I recently tested MTurk for my startup. We set up about 500 HITs to collect webs...

fenwick67 · on Feb 1, 2017

I think you probably needed to have some redundancy, have each business checked at least twice.

pitt1980 · on Feb 1, 2017

are there any tools that help you do QA on MT data entry in a Bayesian way?

seems like the situation is ripe for such a tool

---------

start with a subset of questions you have a predetermined answer to, only keep feed questions if the person responding has met a certain quality threshold on those question

every so often feed them a QA question

every so often send the same question to someone else to check it for redundancy

seems like there is a lot you could do to adjust theses based on Bayesian confidence intervals, and exactly how mission critical you need certain data to be

maybe something like that already exists, idk

------------- (edit: is this what the Scale API does?)

doleson · on Feb 2, 2017

Yup. My old company (www.crowdflower.com) has a platform set up to do this.

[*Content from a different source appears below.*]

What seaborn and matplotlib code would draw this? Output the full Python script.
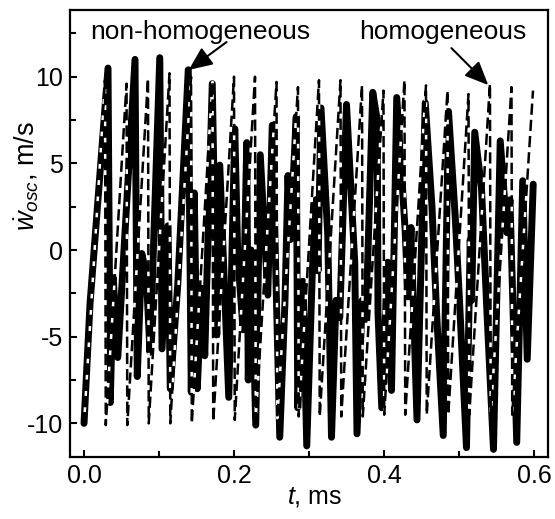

brilliantcode · on Feb 1, 2017

Please continue, this is a highly valuable comment.

giarc · on Feb 1, 2017

You are definitely correct. This was just our first kick at the can. It was only $30 or so to test out the service. We learned a bit of info that we'll apply to future jobs (if we do it again). Such as, telling the Turker what to do if they don't find a website/email for the business.

ayw · on Feb 1, 2017

Sorry to hear about that experience. You should consider using Scale API (www.scaleapi.com). This is a perfect use case for our data collection API: https://docs.scaleapi.com/#create-data-collection-task

Arcsech · on Feb 1, 2017

Why does the "Scale" logo on this page not link to your home page? From that API documentation page I have no context about what Scale API is or what it does. The "Introduction" page isn't even that helpful if I've never heard of you before.

All that said, Scale API seems like a nice alternative to Mechanical Turk for some kinds of tasks.

freehunter · on Feb 1, 2017

It's a fair point. Lots of documentation pages or company blogs don't link to the company's main website, and it's super annoying.

ayw · on Feb 1, 2017

We're working on redesigning and cleaning up all of our pages! Sorry about that

giarc · on Feb 1, 2017

Very interesting. I will keep this in mind since we do have another 10,000 or so jobs that we'll need completed in the next while.

The pricing page isn't totally helpful. I'm not sure if I would fall under `Comparison $0.10` or `Data Collection $0.25/minute`... or if many of those prices apply to a single job.

Either way, I'll keep your product in mind.

brilliantcode · on Feb 1, 2017

Tbh I found scaleapi to be quite expensive, much more than implementing your own QA process on Turk. Also if scaleapi goes down you have to do the work all over again. Scaleapi is nothing new, there have been others before but they were gone as quickly as they came, and suddenly all the API code stopped working.

It was a bad enough experience that I'd never base my mission critical product on a 3rd party startup. Amazon could go bad too but a small startup it's almost expected.

ayw · on Feb 1, 2017

Cool! We're working on a redesign of the pricing page—stay tuned :)